Seventy something Ephraim marries for the third time, to a girl who’s about the same age as Eben, his son by his second wife. Eben and the two sons by Ephraim’s first wife, Simeon and Peter (keep up!), can see their inheritance slipping away. For some reason, Eben buys out his brothers’ share of the farm on which they live (even though it looks like they won’t inherit it) and Simeon and Peter head west to join the gold rush. Eben stays to fight his corner, his dad and his new step-mother – until, that is, he falls for her and fathers her baby. Of course, it all ends in tears – well, wails really.

In the first 30 minutes, as the story is set up, we just see the three brothers. Mikel Murfi and Fergus O’Donnell are simply mesmerizing as hirsute elder brothers Simeon and Peter and its hard for Morgan Watkins to play the ‘softer’ Eben against this; he comes into his own though when Abbie arrives and his lust for her takes over.
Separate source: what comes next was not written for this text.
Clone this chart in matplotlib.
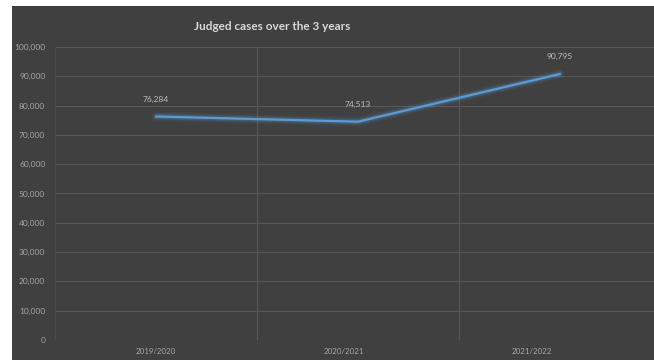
import matplotlib.pyplot as plt
from matplotlib.patches import Rectangle

years = ["2019/2020", "2020/2021", "2021/2022"]
cases = [76284, 74513, 90795]
yticks = list(range(0, 100001, 10000))

bg = "#404040"
grid = "#585858"
txt = "#BFBFBF"

W, H = 654, 360
fig = plt.figure(figsize=(W / 100, H / 100), dpi=100)
fig.patch.set_facecolor("white")
fig.patches.append(Rectangle((12 / W, 0), 1, 1 - 6 / H, transform=fig.transFigure,
                             facecolor=bg, edgecolor="none", zorder=0))

plt.rcParams['font.family'] = ['Lato', 'DejaVu Sans']

# plot area runs past the right edge of the picture (cropped original)
left, right, top, bottom = 55, 661, 47, 340
ax = fig.add_axes([left / W, 1 - bottom / H, (right - left) / W, (bottom - top) / H])
ax.set_facecolor(bg)
ax.set_zorder(1)

xs = list(range(len(years)))
# soft glow under the line
for lw, a in [(7, 0.06), (5, 0.10), (3.5, 0.18)]:
    ax.plot(xs, cases, color="#5B9BD5", lw=lw, alpha=a, solid_capstyle="round", zorder=3)
ax.plot(xs, cases, color="#5B9BD5", lw=1.6, solid_capstyle="round", zorder=4)

for x, v in zip(xs, cases):
    ax.annotate("{:,}".format(v), (x, v), xytext=(0, 10), textcoords="offset points",
                ha="center", va="bottom", fontsize=6, color=txt)

ax.set_xlim(-0.5, 2.5)
ax.set_ylim(0, 100000)
ax.set_yticks(yticks)
ax.set_yticklabels(["{:,}".format(t) for t in yticks], fontsize=6, color="#A6A6A6")
ax.set_xticks([i * 0.93 for i in xs])
ax.set_xticklabels(years, fontsize=5.7, color="#A6A6A6")
ax.tick_params(length=0, pad=7)
ax.tick_params(axis="x", pad=6)

ax.grid(axis="y", color=grid, lw=0.8)
for b in [0.5, 1.5]:
    ax.axvline(b, color=grid, lw=0.8, zorder=1)
for s in ax.spines.values():
    s.set_visible(False)
ax.axvline(-0.5, color="#4a4a4a", lw=0.8, zorder=1)
ax.set_axisbelow(True)

fig.text(272 / W, 1 - 26 / H, "Judged cases over the 3 years", ha="center", va="center",
         fontsize=8.5, color="#D9D9D9", fontweight="bold")

fig.savefig("out.png", dpi=100, facecolor=fig.get_facecolor())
Finbar Lynch is a commanding Ephraim, at his best in the christening party scene where everything revolves around him (literally at times). Abbie is a complex character – defiant fortune hunter, passionate lover, lost soul – and Denise Gough plays her brilliantly. You’d be struggling to get five performances this good on any stage.
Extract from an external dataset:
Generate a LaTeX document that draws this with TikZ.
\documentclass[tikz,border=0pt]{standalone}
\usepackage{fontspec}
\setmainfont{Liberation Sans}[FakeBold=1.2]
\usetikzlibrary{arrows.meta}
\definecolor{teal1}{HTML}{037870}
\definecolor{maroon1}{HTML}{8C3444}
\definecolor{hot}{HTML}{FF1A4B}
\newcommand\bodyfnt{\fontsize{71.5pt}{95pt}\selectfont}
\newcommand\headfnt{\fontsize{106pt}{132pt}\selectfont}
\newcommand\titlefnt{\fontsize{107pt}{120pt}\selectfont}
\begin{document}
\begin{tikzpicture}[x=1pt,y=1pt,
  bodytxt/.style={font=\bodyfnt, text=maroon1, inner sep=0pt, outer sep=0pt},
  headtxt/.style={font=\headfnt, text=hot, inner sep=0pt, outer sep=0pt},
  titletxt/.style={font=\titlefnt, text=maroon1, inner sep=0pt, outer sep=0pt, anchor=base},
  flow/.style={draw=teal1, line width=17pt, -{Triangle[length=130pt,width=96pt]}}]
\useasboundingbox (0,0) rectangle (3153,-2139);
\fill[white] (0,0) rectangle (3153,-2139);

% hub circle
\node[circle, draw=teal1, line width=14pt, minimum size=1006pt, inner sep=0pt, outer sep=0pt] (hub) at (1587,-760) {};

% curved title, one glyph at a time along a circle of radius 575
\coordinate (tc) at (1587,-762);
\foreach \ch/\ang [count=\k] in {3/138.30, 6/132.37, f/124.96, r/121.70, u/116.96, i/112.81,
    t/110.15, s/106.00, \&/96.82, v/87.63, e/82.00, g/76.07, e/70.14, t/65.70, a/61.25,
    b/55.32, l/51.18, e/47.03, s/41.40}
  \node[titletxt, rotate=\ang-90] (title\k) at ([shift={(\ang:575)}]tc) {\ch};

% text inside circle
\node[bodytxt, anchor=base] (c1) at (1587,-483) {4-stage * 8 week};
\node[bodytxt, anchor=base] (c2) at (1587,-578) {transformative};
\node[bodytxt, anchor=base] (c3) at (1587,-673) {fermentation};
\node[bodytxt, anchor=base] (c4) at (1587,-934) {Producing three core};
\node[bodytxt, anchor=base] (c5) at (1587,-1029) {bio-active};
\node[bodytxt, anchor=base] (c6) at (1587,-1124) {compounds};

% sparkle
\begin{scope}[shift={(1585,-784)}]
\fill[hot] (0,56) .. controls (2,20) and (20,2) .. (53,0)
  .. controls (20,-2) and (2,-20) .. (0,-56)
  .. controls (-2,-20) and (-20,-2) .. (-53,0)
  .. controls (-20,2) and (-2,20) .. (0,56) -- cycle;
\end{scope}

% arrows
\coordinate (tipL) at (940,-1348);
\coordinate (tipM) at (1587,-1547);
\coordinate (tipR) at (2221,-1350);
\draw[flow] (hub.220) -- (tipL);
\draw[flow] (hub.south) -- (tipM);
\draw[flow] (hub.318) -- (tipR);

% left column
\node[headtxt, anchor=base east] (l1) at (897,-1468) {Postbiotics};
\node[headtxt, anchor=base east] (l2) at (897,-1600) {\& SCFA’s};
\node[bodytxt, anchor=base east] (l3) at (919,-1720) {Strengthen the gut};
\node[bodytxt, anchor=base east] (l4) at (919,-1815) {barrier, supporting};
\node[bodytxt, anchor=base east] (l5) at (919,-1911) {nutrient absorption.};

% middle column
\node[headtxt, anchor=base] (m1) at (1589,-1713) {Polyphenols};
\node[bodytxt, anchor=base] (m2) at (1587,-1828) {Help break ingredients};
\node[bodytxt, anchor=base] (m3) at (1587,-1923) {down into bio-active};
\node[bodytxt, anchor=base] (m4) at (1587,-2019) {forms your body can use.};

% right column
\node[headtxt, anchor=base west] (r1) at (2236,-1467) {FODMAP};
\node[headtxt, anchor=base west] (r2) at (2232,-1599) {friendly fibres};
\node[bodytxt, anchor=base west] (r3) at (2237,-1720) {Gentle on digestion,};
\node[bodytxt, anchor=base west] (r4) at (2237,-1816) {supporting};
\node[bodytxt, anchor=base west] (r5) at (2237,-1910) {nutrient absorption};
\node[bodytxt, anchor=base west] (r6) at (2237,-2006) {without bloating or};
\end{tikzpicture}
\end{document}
I wasn’t convinced by Ian MacNeil’s design at first. The house front disappears soon after the start, four mobile boxes open up to become rooms in the house, a screen at the back changes colour with the time of day and the stage rear and wings are in clear view. There’s also a platform jutting out half-way into the stalls with steps out to the side for entrances and exits. Somehow, though, it eventually made sense and its movement contributed much to the flow of the play (even though from the front stalls, entrances, exits and speeches from the platform were irritating).

Sean Holmes’ masterly direction, with brilliant music (Ry Cooder?) played live on guitar by Jason Baughan, brings this slice of 19th century New England to life and I was gripped throughout. A contender for the year’s best revival methinks and only 10 more days to catch it.